Realmente nos hace falta promover un progreso desde la
proximidad entre las naciones. Pero siempre falla lo mismo,
los Estados no se entienden, porque las personas pasan del
sentido de armonía. De hecho, la concordia, indiscutible
árbol del bosque social, debiera ser un imperativo
irrenunciable en la vida de cada país, en la cotidianidad de
la vida de todos los pueblos del planeta. Una vez aceptada
la realidad de que todos somos ciudadanos con derecho a ser
considerados persona y con deberes respecto a la comunidad,
en la que hemos optado libremente vivir, podremos
consiguientemente modelar nuestras conductas en la vida, en
la perspectiva de la solidaridad que a todos nos hace una
misma cosa. Conseguirlo es fácil y difícil. Sólo con amor es
posible llevar a buen término este sueño.
Fracasan las ilusiones porque tal vez quiebra el empeño. A
los hechos me remito. Una semana sí y otra también, hay
conferencias y cumbres internacionales por doquier parte del
mundo. Algunas no pasan del aburrimiento, de ser más de lo
mismo, o sea, de no llegar a ningún acuerdo. Los legítimos
buscadores de amor no tardarían en abrazarse. Ellos no
tienen intereses en juego como sí tienen los Estados. A
veces, o casi siempre, mezquinamente, porque un acuerdo
climático global a todos nos afecta, no en vano la meta es
evitar que el siglo termine como una caldereta de fuego. Lo
mismo sucede con los objetivos de erradicar la pobreza
extrema y el hambre, de hacer realidad la educación en todo
el mundo, la igualdad entre los géneros, reducir la
mortalidad de los niños, mejorar la salud materna, combatir
el VIH/ SIDA... La verdad que cuesta entender la dejadez de
aliarse por estas causas, a las que ningún país debe prestar
oídos sordos o mirar hacia otro lado. No es posible ninguna
alianza mundial bajo estos signos de desigualdades y de
crueldades consentidas. No carguemos la culpa a la actual
crisis económica y financiera, bajo los ojos del amor todo
se parte y se comparte. Esa es la medida justa. Podemos
estar comprometidos en esto o en aquello, pero cuando el
amor no activa los corazones, la pasividad es el único valor
en alza y la sumisión raya todo los servilismos.
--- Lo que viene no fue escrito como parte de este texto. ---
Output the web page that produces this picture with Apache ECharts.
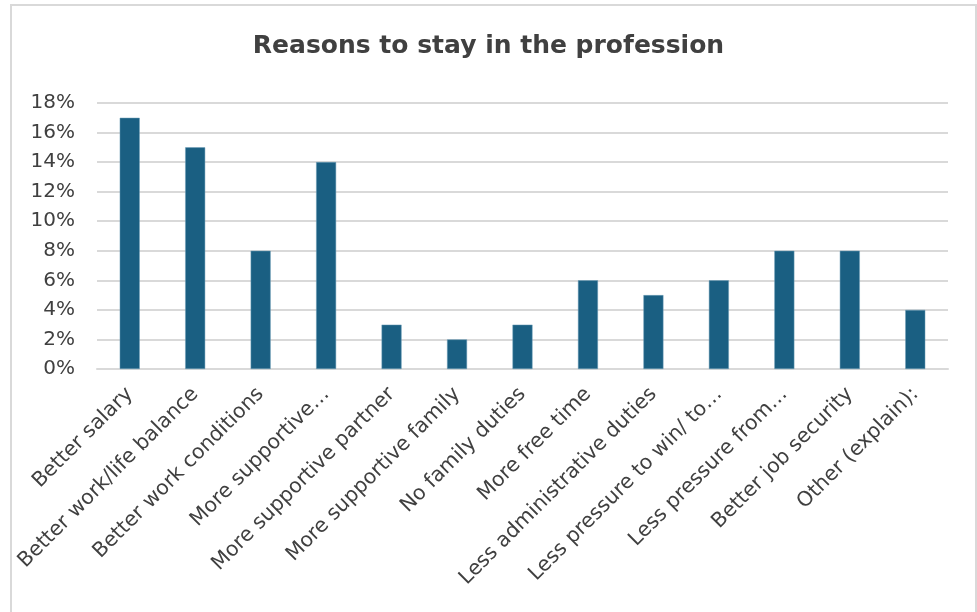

Nos hemos labrado tantas guerras injustas que los labios han
perdido el color de la sonrisa. Es despreciable que un país
tenga que someterse a otro país. Es indigno que un ser
humano no conozca más que el sufrimiento. Hemos tallado un
planeta de vencedores y vencidos en un mundo de nadie. Si
acaso, por lo único que hay que dejarse vencer es por la
veracidad. Cuando en verdad se habla de derechos humanos ha
llegado el momento de tener el valor de decir la verdad,
como la portan los genuinos buscadores de amor con su
donación. El mundo precisa no domadores, sino hombres que se
donen en cuerpo y alma, que cautivados por el amor, aman sin
medida, porque se ocupan y se preocupan por el bien común.
Es el momento de retar a la ciudadanía del mundo, o sea a
todos, a que pensemos en las consecuencias de nuestras
acciones. “Nuestras acciones hablan sobre nosotros tanto
como nosotros sobre ellas”, dijo la novelista británica
George Eliot. Por muchos convenios que firmemos para
recuperar el diálogo, el ambiente va a seguir degradado e
imposible, porque hay cuestiones que son propias del
principio de la amorosa educación: predicar con el ejemplo.